Malha viária também é vilã do desmatamento

No cenário mais pessimista traçado pelos técnicos da UFMG e do Ipam, o rebanho amazônico cresceria de 73 para 210 milhões de cabeças em 2030, e a extensão das áreas agrícolas saltaria de 80 mil para 450 mil quilômetros quadrados. Representantes do setor produtivo, que acusaram o governo de perseguir os grandes proprietários com o pacote de medidas para frear a alta do desmatamento, contestam a relação entre expansão da fronteira agrícola e o aumento das derrubadas. Para as autoridades da área ambiental, o maior problema está na criação extensiva, que emprega poucos bois em vastas porções de terra. Os fazendeiros alegam não ter alternativa viável.

– O limite da tecnologia é a relação custo-benefício. Não é possível conceber uma criação semi-intensiva na Amazônia. Os criadores estão muito longe dos pólos de consumo e não poderão competir se o custo da produção for elevado – afirma o presidente da Comissão de Meio Ambiente da Confederação Nacional da Agricultura (CNA), Assuero Veronez.

Além do boom do agronegócio e da exploração madeireira, o estudo lista como vilões do desmatamento os projetos de expansão da malha viária amazônica, que inclui obras do Programa de Aceleração do Crescimento (PAC) e pode resultar em 14 mil quilômetros de estradas pavimentadas até 2027, e a ausência do poder público, incapaz de fiscalizar a destruição da floresta e de regularizar a posse da terra na região. “É esse ciclo vicioso e intrincado que perpetua o avanço do desmatamento adentro da Amazônia”, sentenciam os pesquisadores.

No cenário mais otimista que o modelo permite calcular, os técnicos estimam uma perda de 150 mil quilômetros quadrados de floresta até 2030, o equivalente a 4,68% da floresta atual. Para atingir essa meta, seria necessário baixar a média anual de desmatamento para 6.500 quilômetros quadrados ao ano – o equivalente a 60% da devastação contabilizada em 2007, quando o governo comemorou o melhor resultado desde o início da década de 90. A projeção considera que o país conseguiria expandir as áreas protegidas, tornar a fiscalização mais rigorosa e impor um freio radical à expansão do agronegócio.

Para o secretário-executivo do Ministério do Meio Ambiente, João Paulo Capobianco, a única maneira de dar fim à devastação é fazer com que a exploração da floresta em pé seja um negócio mais rentável do que derrubá-la.
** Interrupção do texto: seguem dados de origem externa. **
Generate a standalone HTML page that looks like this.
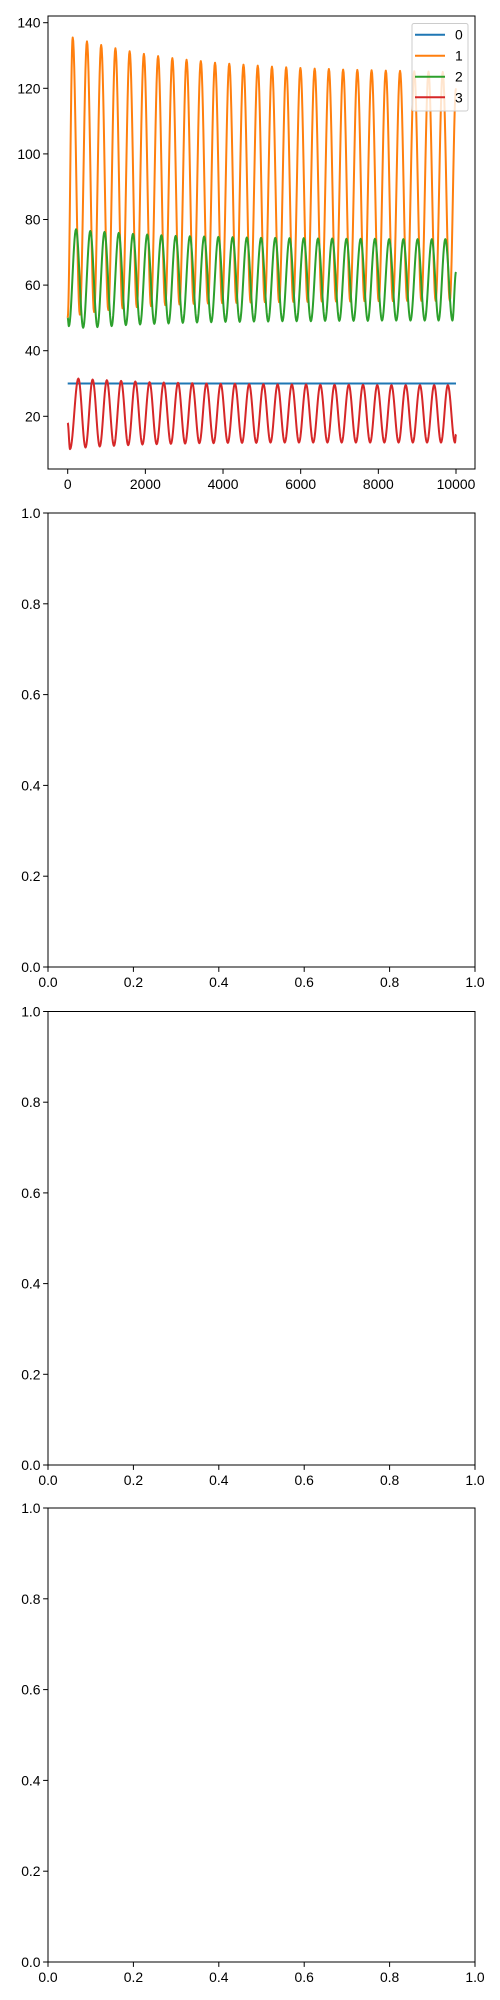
<!DOCTYPE html>
<html><head><meta charset="utf-8">
<style>
html,body{margin:0;padding:0;background:#fff;}
svg{display:block;}
text{font-family:"Liberation Sans",Arial,sans-serif;font-size:13.9px;fill:#000;}
</style></head>
<body>
<svg id="fig" width="500" height="2000" viewBox="0 0 500 2000" xmlns="http://www.w3.org/2000/svg"></svg>
<script>
// ---- data ----
const xTicks = [0, 2000, 4000, 6000, 8000, 10000];
const yTicks = [20, 40, 60, 80, 100, 120, 140];
const emptyTicks = [0.0, 0.2, 0.4, 0.6, 0.8, 1.0];
const emptyTickLabels = ["0.0", "0.2", "0.4", "0.6", "0.8", "1.0"];
const seriesNames = ["0", "1", "2", "3"];
const seriesColors = ["#1f77b4", "#ff7f0e", "#2ca02c", "#d62728"];

const s0Level = [30, 30];
const s0X = [0, 10000];

const s1Start = [0, 50];
const s1PeakX = [129,496,862,1229,1595,1962,2328,2695,3061,3428,3794,4161,4527,4894,5260,5627,5993,6360,6726,7093,7459,7826,8192,8559,8925,9292,9658];
const s1Peaks = [135.5,134.3,133.2,132.2,131.3,130.5,129.8,129.2,128.7,128.3,127.8,127.5,127.2,126.9,126.6,126.4,126.2,126,125.9,125.7,125.6,125.5,125.4,125.3,125.2,125.1,125];
const s1Troughs = [50,51,51.8,52.4,52.9,53.3,53.6,53.9,54.1,54.3,54.4,54.5,54.6,54.7,54.8,54.8,54.9,54.9,55,55,55,55.1,55.1,55.1,55.2,55.2,55.2];
const s1End = [10000, 120];

const s2Start = [0, 50];
const s2FirstTrough = [30, 47.5];
const s2PeakX = [215,582,948,1315,1681,2048,2414,2781,3147,3514,3880,4247,4613,4980,5346,5713,6079,6446,6812,7179,7545,7912,8278,8645,9011,9378,9725];
const s2Peaks = [77,76.5,76.2,75.9,75.6,75.4,75.2,75,74.9,74.8,74.7,74.6,74.5,74.4,74.4,74.3,74.3,74.2,74.2,74.1,74.1,74.1,74,74,74,74,74];
const s2Troughs = [47,47.2,47.5,47.8,48,48.2,48.3,48.5,48.6,48.7,48.8,48.8,48.9,48.9,49,49,49,49.1,49.1,49.1,49.1,49.2,49.2,49.2,49.2,49.2,49.2];
const s2End = [10000, 64];

const s3Start = [0, 18];
const s3FirstTrough = [60, 10];
const s3PeakX = [275,642,1008,1375,1741,2108,2474,2841,3207,3574,3940,4307,4673,5040,5406,5773,6139,6506,6872,7239,7605,7972,8338,8705,9071,9438,9790];
const s3Peaks = [31.5,31.2,31,30.8,30.6,30.4,30.3,30.2,30.1,30,29.9,29.9,29.8,29.8,29.7,29.7,29.7,29.6,29.6,29.6,29.6,29.5,29.5,29.5,29.5,29.5,29.5];
const s3Troughs = [10.5,10.8,11,11.2,11.4,11.5,11.6,11.7,11.8,11.8,11.9,11.9,11.9,12,12,12,12,12,12,12,12,12,12,12,12,12,12];
const s3End = [10000, 14.5];

// ---- layout ----
const NS = "http://www.w3.org/2000/svg";
const svg = document.getElementById("fig");
const L = 48, R = 475;
const axTops = [16, 513, 1011.5, 1508];
const axBots = [469, 967, 1465, 1962];

function el(tag, attrs, parent) {
  const e = document.createElementNS(NS, tag);
  for (const k in attrs) e.setAttribute(k, attrs[k]);
  (parent || svg).appendChild(e);
  return e;
}

// main axes scales
const X0 = 0, X1 = 10000, PX0 = 67.7, PX1 = 456;
const Y20 = 416.3, Y140 = 22.7;
function sx(v) { return PX0 + (v - X0) / (X1 - X0) * (PX1 - PX0); }
function sy(v) { return Y20 + (v - 20) / 120 * (Y140 - Y20); }

// build extrema list then cosine-smooth between extrema
function buildPath(pts) {
  let d = "M" + sx(pts[0][0]).toFixed(2) + "," + sy(pts[0][1]).toFixed(2);
  for (let i = 0; i < pts.length - 1; i++) {
    const a = pts[i], b = pts[i + 1];
    const n = 14;
    for (let j = 1; j <= n; j++) {
      const t = j / n;
      const x = a[0] + (b[0] - a[0]) * t;
      const v = a[1] + (b[1] - a[1]) * (1 - Math.cos(Math.PI * t)) / 2;
      d += "L" + sx(x).toFixed(2) + "," + sy(v).toFixed(2);
    }
  }
  return d;
}
function extremaSeries(start, first, peakX, peaks, troughs, endTroughVal, end) {
  const pts = [start];
  if (first) pts.push(first);
  for (let i = 0; i < peakX.length; i++) {
    pts.push([peakX[i], peaks[i]]);
    const nextX = i < peakX.length - 1 ? (peakX[i] + peakX[i + 1]) / 2 : Math.min(peakX[i] + 183, end[0] - 10);
    pts.push([nextX, troughs[Math.min(i + (first ? 0 : 1), troughs.length - 1)]]);
  }
  pts.push(end);
  return pts;
}

// ---- axes 1 (data plot) ----
const g1 = el("g", {});



const clip = el("clipPath", {id: "c1"}, g1);
el("rect", {x: L, y: axTops[0], width: R - L, height: axBots[0] - axTops[0]}, clip);
const lines = el("g", {"clip-path": "url(#c1)"}, g1);

const seriesPts = [
  [[s0X[0], s0Level[0]], [s0X[1], s0Level[1]]],
  extremaSeries(s1Start, null, s1PeakX, s1Peaks, s1Troughs, null, s1End),
  extremaSeries(s2Start, s2FirstTrough, s2PeakX, s2Peaks, s2Troughs, null, s2End),
  extremaSeries(s3Start, s3FirstTrough, s3PeakX, s3Peaks, s3Troughs, null, s3End)
];
const drawOrder = [0, 1, 2, 3];
drawOrder.forEach(i => {
  const p = el("path", {d: buildPath(seriesPts[i]), fill: "none", stroke: seriesColors[i], "stroke-width": 2, "stroke-linejoin": "round"}, lines);
  
  
});

// frame
const f1 = el("rect", {x: L, y: axTops[0], width: R - L, height: axBots[0] - axTops[0], fill: "none", stroke: "#000", "stroke-width": 1}, g1);



xTicks.forEach(v => {
  const x = sx(v);
  el("line", {x1: x, x2: x, y1: axBots[0], y2: axBots[0] + 4.9, stroke: "#000", "stroke-width": 1}, g1);
  const t = el("text", {x: x, y: axBots[0] + 20, "text-anchor": "middle"}, g1);
  t.textContent = v;
  
  
});
yTicks.forEach(v => {
  const y = sy(v);
  el("line", {x1: L - 4.9, x2: L, y1: y, y2: y, stroke: "#000", "stroke-width": 1}, g1);
  const t = el("text", {x: L - 7.5, y: y + 5, "text-anchor": "end"}, g1);
  t.textContent = v;
  
  
});

// legend
const lg = el("g", {}, g1);


el("rect", {x: 412, y: 23.5, width: 56, height: 87.5, rx: 2, fill: "#fff", "fill-opacity": 0.8, stroke: "#ccc", "stroke-width": 1}, lg);
const rowsY = [34.7, 55.7, 76.7, 97.3];
seriesNames.forEach((n, i) => {
  const e = el("g", {}, lg);
  
  
  el("line", {x1: 415, x2: 445, y1: rowsY[i], y2: rowsY[i], stroke: seriesColors[i], "stroke-width": 2}, e);
  const t = el("text", {x: 455, y: rowsY[i] + 5}, e);
  t.textContent = n;
});

// ---- empty axes 2..4 ----
for (let k = 1; k < 4; k++) {
  const g = el("g", {});
  
  
  const top = axTops[k], bot = axBots[k];
  el("rect", {x: L, y: top, width: R - L, height: bot - top, fill: "none", stroke: "#000", "stroke-width": 1}, g);
  emptyTicks.forEach((v, i) => {
    const x = L + v * (R - L);
    el("line", {x1: x, x2: x, y1: bot, y2: bot + 4.9, stroke: "#000", "stroke-width": 1}, g);
    const tx = el("text", {x: x, y: bot + 20, "text-anchor": "middle"}, g);
    tx.textContent = emptyTickLabels[i];
    
    
    const y = bot - v * (bot - top);
    el("line", {x1: L - 4.9, x2: L, y1: y, y2: y, stroke: "#000", "stroke-width": 1}, g);
    const ty = el("text", {x: L - 7.5, y: y + 5, "text-anchor": "end"}, g);
    ty.textContent = emptyTickLabels[i];
    
    
  });
}
</script>
</body></html>
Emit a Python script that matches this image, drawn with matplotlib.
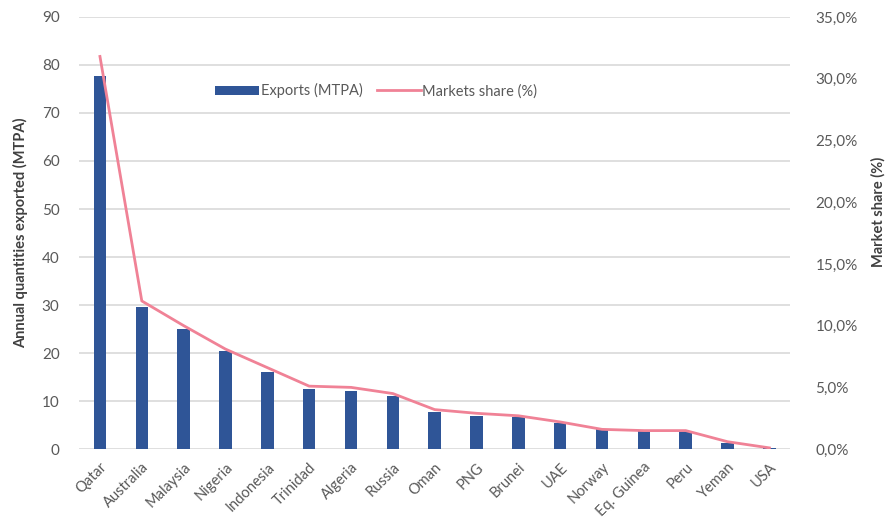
import matplotlib.pyplot as plt
import numpy as np
from matplotlib.ticker import FuncFormatter

plt.rcParams['font.family'] = ['Lato', 'DejaVu Sans']

# data
countries = ['Qatar', 'Australia', 'Malaysia', 'Nigeria', 'Indonesia', 'Trinidad',
             'Algeria', 'Russia', 'Oman', 'PNG', 'Brunei', 'UAE', 'Norway',
             'Eq. Guinea', 'Peru', 'Yeman', 'USA']
exports = [77.7, 29.5, 25.0, 20.5, 16.1, 12.6, 12.1, 11.0, 7.8, 6.9, 6.7, 5.5,
           4.2, 3.9, 3.8, 1.3, 0.2]
share = [31.8, 12.0, 10.0, 8.1, 6.6, 5.1, 5.0, 4.5, 3.2, 2.9, 2.7, 2.2,
         1.6, 1.5, 1.5, 0.6, 0.1]

grey = '#595959'

fig = plt.figure(figsize=(8.88, 5.29), dpi=100)
ax = fig.add_axes([0.089, 0.151, 0.801, 0.817])
ax2 = ax.twinx()

x = np.arange(len(countries))
ax.bar(x, exports, width=0.3, color='#2F5597', label='Exports (MTPA)', zorder=3)
ax2.plot(x, share, color='#F08296', lw=2, label='Markets share (%)', zorder=4)

ax.set_xlim(-0.5, len(countries) - 0.5)
ax.set_ylim(0, 90)
ax.set_yticks(range(0, 91, 10))
ax2.set_ylim(0, 35)
ax2.set_yticks(np.arange(0, 36, 5))
ax2.yaxis.set_major_formatter(FuncFormatter(lambda v, p: f'{v:.1f}%'.replace('.', ',')))

ax.grid(axis='y', color='#d9d9d9', lw=1.2, zorder=0)
ax.set_axisbelow(True)
for a in (ax, ax2):
    for s in a.spines.values():
        s.set_visible(False)
    a.tick_params(length=0, colors=grey, labelsize=11)
ax.tick_params(axis='y', pad=14)
ax2.tick_params(axis='y', pad=18)

ax.set_xticks(x)
ax.set_xticklabels(countries, rotation=45, ha='right', rotation_mode='anchor')
ax.tick_params(axis='x', pad=8, labelsize=10.5)

ax.set_ylabel('Annual quantities exported (MTPA)', fontsize=10.5, fontweight='bold',
              color='#404040', labelpad=10)
ax2.set_ylabel('Market share (%)', fontsize=10.5, fontweight='bold', color='#404040',
               labelpad=14)
ax2.yaxis.set_label_coords(1.114, 0.55)

h1, l1 = ax.get_legend_handles_labels()
h2, l2 = ax2.get_legend_handles_labels()
leg = ax.legend(h1 + h2, l1 + l2, loc='center', bbox_to_anchor=(0.418, 0.829),
                ncol=2, frameon=False, fontsize=10.5, handlelength=3.0,
                handleheight=0.6, columnspacing=1.0, handletextpad=0.1)
for t in leg.get_texts():
    t.set_color(grey)

fig.savefig('out.png', dpi=100)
– Sem isso, o esforço do governo será capaz de produzir um desmatamento menor, mas constante. A história da destruição das florestas é a substituição da vegetação nativa por uma atividade estranha ao bioma da região. Foi assim que o Brasil perdeu mais de 90% da Mata Atlântica. Sem desenvolvimento sustentável, a luta entre a expansão da fronteira agrícola e as ações de preservação será eterna – afirma.

No novo tipo de ocupação sonhado pelos ambientalistas, as queimadas dão lugar a atividades como o ecoturismo e o corte seletivo de madeira, num sistema que obrigaria todo proprietário a pagar pelos serviços de um engenheiro ambiental e esperar 30 anos até voltar a cortar árvores no mesmo hectare de terra. Ao anunciar os dados mais recentes do Instituto Nacional de Pesquisas Espaciais (Inpe), Marina Silva chegou a dizer que uma mudança no comportamento dos consumidores levaria ao boicote de produtos que não seguirem a cartilha ecologicamente correta.

Capobianco admite que o manejo florestal só virou realidade nos países escandinavos, mas afirma que o Brasil tem condições de promover “uma revolução civilizatória” na selva. Para Assuero Veranez, da CNA, o desenvolvimento sustentável pertence ao mundo da ficção, “num paraíso ilusório da biotecnologia”. Até o fim do ano passado, a devastação da Amazônia já havia transformado em cinzas 18% da floresta original.